What to look for in a vendor’s quality assurance process: 

When it comes to selecting a vendor, one of the most important objectives is to gather comprehensive information about their equipment testing and authentication practices. A best practice is to always favor the providers who have recognized quality certifications like ISO 9001:2008 and TL 9000.

Excellent vendors have these quality management systems with engineering teams who thoroughly develop, test, and standardize all test protocols, scripts and methodologies before implementation.  Curvature has a Spirent® test center that enables us to replicate real-world environment, traffic, device behavior, and router peering relationship emulation. To put it simply, Spirent testing is one of our many quality checks, and it’s the last step before equipment goes into inventory. Tier 1 testing (all visual inspections of physical gear) weeds out any broken components, but what the naked eye can’t see, Spirent testing’s rigorous process will shake out the hardware failure.

Before all hardware reaches our Spirent techs, it comes through our warehouse and passes through multiple quality checkpoints. The first being receiving, followed by cleaning, Tier 1 testing, and finally Spirent testing.  All this happens before the hardware reaches our inventory shelves.

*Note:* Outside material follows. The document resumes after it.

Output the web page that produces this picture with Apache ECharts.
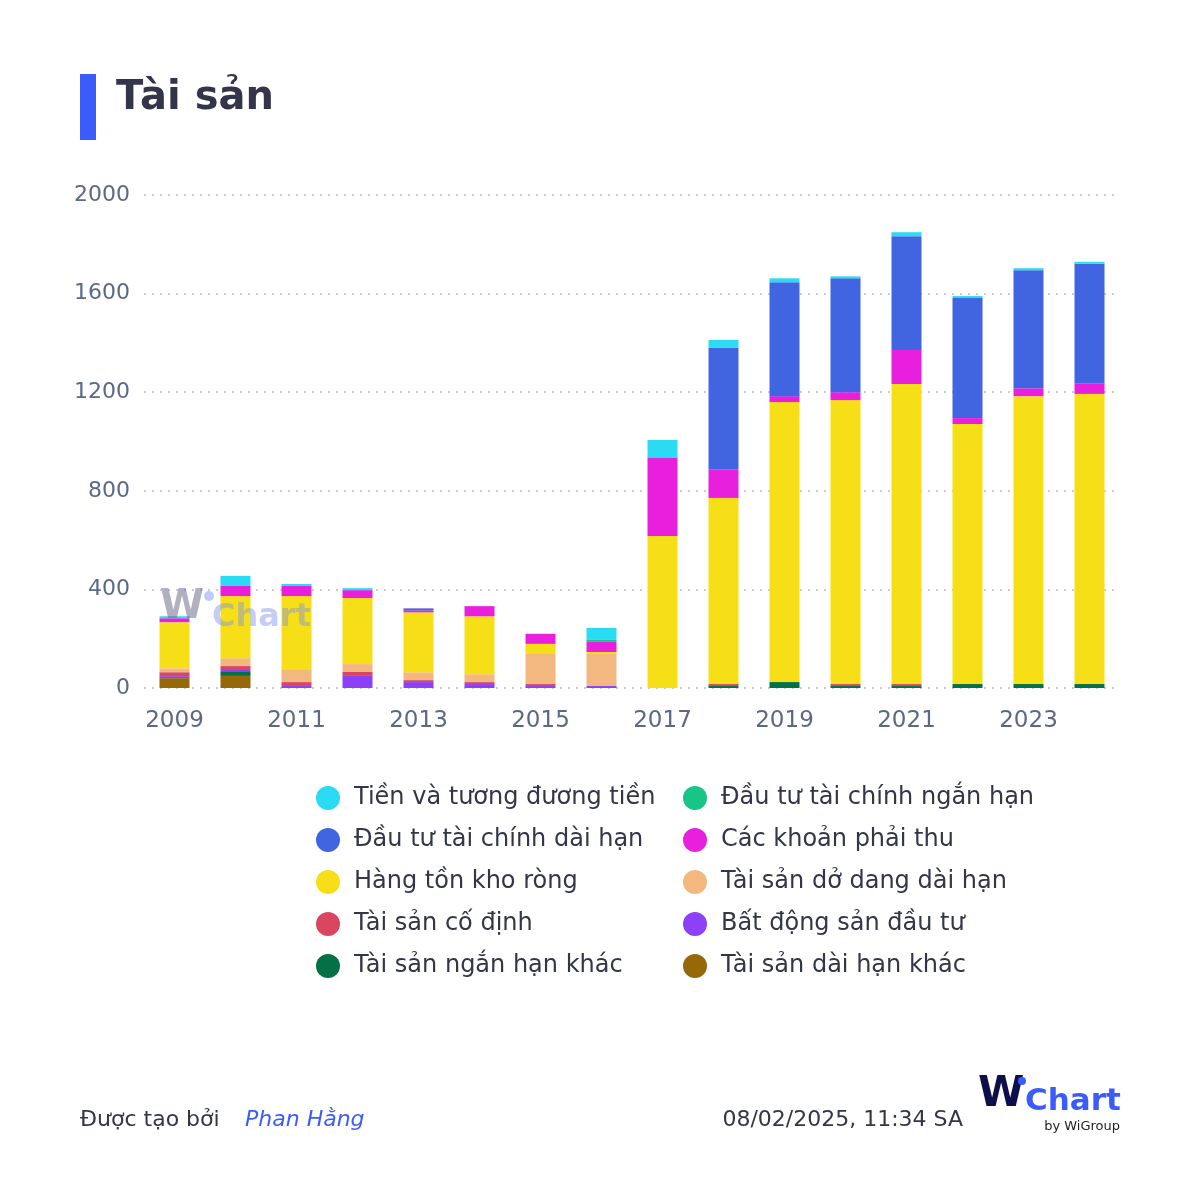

Because we believe so firmly in stringent testing processes, we recommend searching for vendors that offer you this type of end-to-end, real-world testing for assured equipment performance:  

  1. Receiving, cleaning, and Tier 1 testing help verify that every piece of equipment is fully authenticated—these processes run visual inspections to spot and dispose of broken components. This process also includes basic port testing, confirming interface lights work, confirming Power on Self Test (POST), as well as clear configurations, if applicable. If the hardware passes the quality check of these first 3 departments, the gear will move in to Spirent testing.
  2. Spirent techs do one more round of visual inspections before they begin Spirent testing. Spirent testing involves configuring the hardware to simulate a real-world environment. Spirent Testing Centers are preloaded with configurations created by an in-house CCIE, and each configuration is created specifically for a piece of hardware and the hardware’s capabilities.
  3. Each interface is tested in a specific order to “stress test” each ASIC in a line card or module. A Spirent configuration may consist of a full BGP table, and all interfaces to be tested at Wire Speed for a specific period of time—the goal here is to test the dependability of the hardware.  Even if one packet is lost (let’s say out of 74 million packets), technicians should RTV the hardware so it will not make it to the inventory. In a real-world  environment, packets will get lost all the time (not always necessarily due to hardware failures), but in a controlled environment technicians expect no packets to drop. 

In the process of seeking a vendor, the ability to stress test equipment using full Line Rate testing (like Spirent), is crucial.